• The exercise
Search the entries below. Return every line that has "uses" in it.

• Exercise data

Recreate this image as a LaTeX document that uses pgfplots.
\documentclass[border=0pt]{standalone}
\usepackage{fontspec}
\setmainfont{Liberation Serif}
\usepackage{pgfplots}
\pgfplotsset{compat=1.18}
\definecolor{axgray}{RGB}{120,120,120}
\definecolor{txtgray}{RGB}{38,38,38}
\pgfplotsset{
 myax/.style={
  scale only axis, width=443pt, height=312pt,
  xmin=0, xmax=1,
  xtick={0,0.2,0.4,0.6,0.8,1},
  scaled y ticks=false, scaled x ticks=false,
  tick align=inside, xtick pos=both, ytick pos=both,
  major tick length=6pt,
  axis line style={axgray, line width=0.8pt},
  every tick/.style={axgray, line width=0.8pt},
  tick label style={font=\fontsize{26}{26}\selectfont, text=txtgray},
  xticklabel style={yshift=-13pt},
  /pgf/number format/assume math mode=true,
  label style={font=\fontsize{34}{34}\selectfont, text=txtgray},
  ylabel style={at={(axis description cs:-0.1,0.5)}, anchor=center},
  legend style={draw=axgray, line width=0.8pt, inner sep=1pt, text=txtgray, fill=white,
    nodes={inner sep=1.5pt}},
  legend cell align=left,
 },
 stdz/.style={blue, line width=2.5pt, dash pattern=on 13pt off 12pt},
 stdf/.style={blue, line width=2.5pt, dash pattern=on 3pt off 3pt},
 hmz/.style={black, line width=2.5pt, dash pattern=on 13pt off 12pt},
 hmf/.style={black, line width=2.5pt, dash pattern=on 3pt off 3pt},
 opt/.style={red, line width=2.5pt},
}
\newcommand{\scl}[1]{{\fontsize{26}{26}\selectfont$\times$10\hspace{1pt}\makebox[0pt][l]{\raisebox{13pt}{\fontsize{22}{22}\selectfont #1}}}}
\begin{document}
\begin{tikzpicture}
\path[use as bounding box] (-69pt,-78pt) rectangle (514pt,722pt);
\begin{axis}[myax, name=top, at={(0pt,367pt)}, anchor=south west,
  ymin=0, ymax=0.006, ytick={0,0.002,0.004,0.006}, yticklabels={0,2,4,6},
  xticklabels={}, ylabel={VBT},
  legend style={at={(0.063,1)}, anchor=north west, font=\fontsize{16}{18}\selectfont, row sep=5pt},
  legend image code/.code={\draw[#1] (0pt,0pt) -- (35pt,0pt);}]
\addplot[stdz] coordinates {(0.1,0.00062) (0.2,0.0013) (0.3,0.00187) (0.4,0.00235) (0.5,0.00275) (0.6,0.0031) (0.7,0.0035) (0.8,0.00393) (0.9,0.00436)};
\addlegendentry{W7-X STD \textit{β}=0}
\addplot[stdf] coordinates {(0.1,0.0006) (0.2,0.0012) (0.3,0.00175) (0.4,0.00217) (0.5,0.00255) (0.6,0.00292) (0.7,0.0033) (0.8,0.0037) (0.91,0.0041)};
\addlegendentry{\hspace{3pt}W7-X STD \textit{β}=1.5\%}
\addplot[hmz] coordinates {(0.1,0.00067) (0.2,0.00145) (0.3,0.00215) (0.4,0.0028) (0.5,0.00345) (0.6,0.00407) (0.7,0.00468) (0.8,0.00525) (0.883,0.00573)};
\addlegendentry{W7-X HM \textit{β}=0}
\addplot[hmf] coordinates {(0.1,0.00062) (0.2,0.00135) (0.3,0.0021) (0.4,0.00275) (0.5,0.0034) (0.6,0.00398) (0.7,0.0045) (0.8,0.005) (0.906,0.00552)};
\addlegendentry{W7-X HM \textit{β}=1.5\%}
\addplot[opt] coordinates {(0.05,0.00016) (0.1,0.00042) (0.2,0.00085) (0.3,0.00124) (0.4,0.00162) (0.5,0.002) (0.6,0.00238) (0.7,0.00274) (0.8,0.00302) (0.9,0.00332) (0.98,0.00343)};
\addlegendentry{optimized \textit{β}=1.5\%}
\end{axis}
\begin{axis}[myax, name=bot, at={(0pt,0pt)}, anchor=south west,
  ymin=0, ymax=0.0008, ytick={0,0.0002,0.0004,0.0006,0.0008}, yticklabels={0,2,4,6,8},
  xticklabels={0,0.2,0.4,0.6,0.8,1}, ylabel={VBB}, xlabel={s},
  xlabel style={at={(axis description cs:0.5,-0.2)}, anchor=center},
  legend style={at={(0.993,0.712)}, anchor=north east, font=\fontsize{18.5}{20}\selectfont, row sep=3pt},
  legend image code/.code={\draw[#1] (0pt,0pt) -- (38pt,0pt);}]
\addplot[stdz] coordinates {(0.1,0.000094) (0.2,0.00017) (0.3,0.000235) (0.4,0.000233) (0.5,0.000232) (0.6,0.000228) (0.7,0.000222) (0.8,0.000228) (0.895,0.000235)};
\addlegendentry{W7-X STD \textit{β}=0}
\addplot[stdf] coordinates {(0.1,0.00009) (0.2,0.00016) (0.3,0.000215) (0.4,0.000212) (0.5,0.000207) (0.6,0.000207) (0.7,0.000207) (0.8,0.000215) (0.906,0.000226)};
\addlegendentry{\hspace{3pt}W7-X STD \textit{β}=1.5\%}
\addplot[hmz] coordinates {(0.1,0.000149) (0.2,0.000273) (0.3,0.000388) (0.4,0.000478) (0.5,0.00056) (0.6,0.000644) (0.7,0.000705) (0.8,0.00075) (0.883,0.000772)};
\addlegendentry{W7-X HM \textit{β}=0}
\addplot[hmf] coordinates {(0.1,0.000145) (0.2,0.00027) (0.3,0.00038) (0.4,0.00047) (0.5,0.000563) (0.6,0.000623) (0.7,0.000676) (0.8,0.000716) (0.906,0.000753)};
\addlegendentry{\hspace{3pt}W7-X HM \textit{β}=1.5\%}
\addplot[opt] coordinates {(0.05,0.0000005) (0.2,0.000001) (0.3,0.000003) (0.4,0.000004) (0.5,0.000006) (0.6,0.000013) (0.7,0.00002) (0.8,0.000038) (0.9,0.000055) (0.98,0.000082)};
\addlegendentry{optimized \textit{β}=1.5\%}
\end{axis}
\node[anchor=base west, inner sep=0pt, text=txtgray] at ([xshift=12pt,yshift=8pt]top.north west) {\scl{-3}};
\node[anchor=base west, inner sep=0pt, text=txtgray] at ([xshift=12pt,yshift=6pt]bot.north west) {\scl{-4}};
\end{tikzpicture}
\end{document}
---
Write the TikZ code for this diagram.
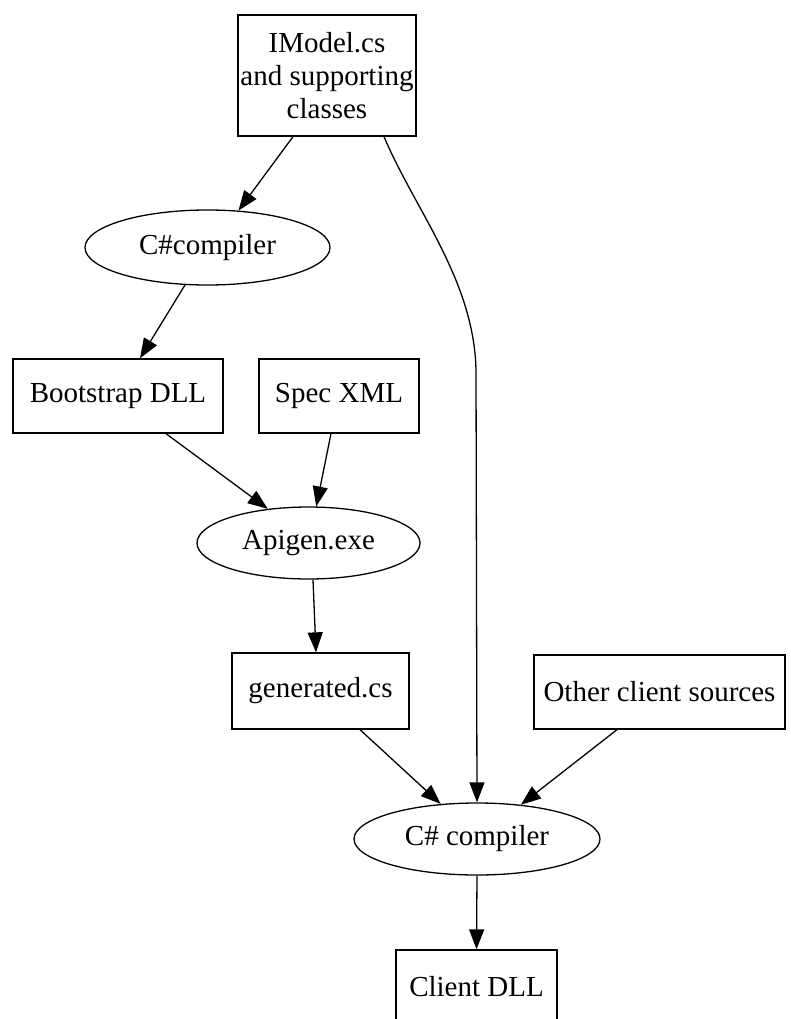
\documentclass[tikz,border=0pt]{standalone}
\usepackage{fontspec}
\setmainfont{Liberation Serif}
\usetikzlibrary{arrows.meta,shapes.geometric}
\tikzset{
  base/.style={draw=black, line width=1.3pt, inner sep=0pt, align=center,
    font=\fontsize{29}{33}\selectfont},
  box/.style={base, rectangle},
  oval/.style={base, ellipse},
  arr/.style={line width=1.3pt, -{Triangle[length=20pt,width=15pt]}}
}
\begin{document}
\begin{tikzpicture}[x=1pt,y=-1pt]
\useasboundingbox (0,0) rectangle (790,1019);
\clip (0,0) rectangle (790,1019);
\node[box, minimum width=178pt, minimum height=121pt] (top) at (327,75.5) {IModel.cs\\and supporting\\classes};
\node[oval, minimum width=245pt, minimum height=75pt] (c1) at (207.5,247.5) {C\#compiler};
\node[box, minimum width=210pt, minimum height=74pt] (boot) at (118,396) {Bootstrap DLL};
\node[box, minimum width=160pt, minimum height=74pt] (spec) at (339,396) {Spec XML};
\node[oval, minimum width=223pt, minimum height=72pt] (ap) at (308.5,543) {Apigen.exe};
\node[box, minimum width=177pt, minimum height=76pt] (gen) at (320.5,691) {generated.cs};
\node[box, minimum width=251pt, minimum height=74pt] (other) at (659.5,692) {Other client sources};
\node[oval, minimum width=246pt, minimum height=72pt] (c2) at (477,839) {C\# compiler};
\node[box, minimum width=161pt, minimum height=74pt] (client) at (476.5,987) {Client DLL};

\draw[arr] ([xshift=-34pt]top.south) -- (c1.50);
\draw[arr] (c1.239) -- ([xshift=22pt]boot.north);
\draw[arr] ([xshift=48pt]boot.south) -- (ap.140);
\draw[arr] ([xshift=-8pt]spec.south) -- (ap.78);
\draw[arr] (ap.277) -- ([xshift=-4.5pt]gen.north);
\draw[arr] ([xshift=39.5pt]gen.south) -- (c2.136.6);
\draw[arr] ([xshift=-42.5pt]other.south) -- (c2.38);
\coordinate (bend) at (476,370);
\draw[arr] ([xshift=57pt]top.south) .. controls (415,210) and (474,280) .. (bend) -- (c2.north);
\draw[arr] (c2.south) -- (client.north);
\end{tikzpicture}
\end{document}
---
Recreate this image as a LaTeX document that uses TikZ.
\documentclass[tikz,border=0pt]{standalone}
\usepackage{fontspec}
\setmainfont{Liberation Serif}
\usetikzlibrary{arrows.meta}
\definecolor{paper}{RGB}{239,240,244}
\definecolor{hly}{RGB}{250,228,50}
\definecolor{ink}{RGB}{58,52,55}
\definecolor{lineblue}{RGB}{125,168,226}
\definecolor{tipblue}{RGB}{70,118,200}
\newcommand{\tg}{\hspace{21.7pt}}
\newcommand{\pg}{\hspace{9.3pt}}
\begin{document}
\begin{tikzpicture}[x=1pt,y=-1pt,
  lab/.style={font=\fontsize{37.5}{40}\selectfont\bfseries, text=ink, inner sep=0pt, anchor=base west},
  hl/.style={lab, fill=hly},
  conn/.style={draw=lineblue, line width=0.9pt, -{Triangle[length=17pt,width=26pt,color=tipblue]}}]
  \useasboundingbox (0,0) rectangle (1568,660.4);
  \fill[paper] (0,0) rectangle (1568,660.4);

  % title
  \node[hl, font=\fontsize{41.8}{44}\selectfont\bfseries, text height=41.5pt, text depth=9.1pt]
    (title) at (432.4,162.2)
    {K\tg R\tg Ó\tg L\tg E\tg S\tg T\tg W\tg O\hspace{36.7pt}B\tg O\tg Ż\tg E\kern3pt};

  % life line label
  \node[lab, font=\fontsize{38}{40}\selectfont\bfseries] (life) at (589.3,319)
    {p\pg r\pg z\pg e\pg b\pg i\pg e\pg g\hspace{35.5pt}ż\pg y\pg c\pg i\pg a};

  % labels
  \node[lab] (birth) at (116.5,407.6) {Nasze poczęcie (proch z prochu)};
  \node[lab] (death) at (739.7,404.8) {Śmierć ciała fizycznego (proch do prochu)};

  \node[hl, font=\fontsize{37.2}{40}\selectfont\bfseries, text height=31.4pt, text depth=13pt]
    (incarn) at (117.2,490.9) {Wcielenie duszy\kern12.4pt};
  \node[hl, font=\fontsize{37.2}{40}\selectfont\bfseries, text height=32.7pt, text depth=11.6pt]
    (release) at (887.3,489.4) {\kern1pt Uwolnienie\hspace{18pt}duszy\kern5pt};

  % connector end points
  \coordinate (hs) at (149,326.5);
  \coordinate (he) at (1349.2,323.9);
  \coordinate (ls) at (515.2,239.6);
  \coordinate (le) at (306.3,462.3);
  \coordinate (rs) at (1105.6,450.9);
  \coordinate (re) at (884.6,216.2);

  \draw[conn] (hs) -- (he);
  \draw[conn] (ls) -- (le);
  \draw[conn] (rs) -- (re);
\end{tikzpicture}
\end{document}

• Full solution
Recreate this image as a LaTeX document that uses pgfplots.
Recreate this image as a LaTeX document that uses TikZ.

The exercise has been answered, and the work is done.